On Tuesday, further evidence also emerged of abrupt shifts in Ofsted’s inspection results with a leaked inspection report showing that a second secondary school in the city that had been previously rated as good or outstanding in November 2013 is expected to be downgraded to inadequate when its new report is published this week.
To suggest that cabinet ministers are in collusion with Ofsted isn’t a farfetched assumption. If we examine this further, it does seem that Ofsted have been instructed to shift their goal posts. Take for example the manner in which Ofsted inspectors conducted their investigations in all of the implicated schools, which included the independent (i.e not state funded) Olive Tree primary school. They persistently questioned primary children about their attitudes towards homosexuality.

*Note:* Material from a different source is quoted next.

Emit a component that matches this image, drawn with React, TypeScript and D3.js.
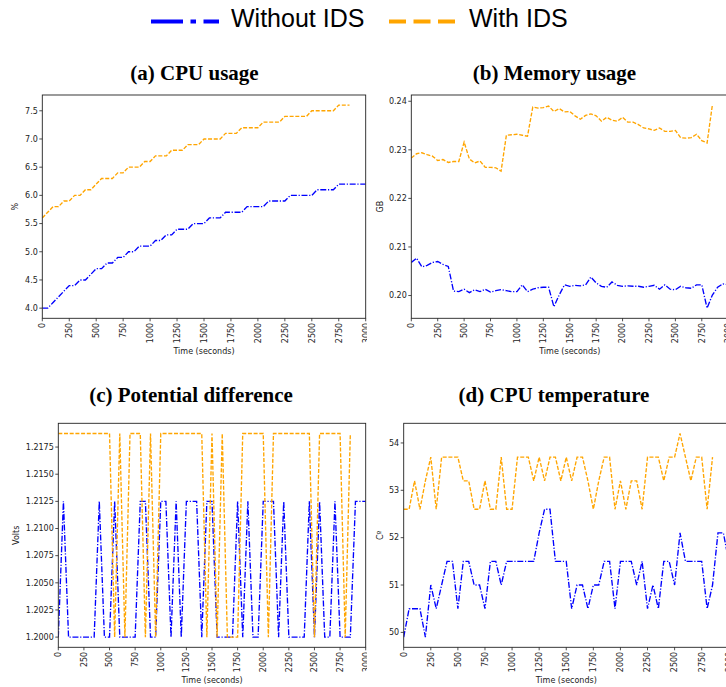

Contrast this to happenings earlier this year, where a number of Catholic state-funded schools across the Lancashire region in the North-West of England distributed a booklet to pupils discussing a boy dealing with homosexual attractions, that suggested, could stem from “an unhealthy relationship with his father, an inability to relate to other guys or even sexual abuse.” The booklet went on to state that the homosexual act is “disordered” and was directed against “God’s natural purpose for sex – babies and bonding.” When the TUC wrote to Gove about what they believe to be a contravention of current equality legislation, he insisted: “the law did not extend to the school curriculum, and any materials used in sex or relationship education would not be subject to the discrimination provisions of the Act.”  It will be interesting to see whether Mr Gove will make a similar defence of the implicated Muslim Schools in the Trojan Hoax affair, when Ofsted release their reports.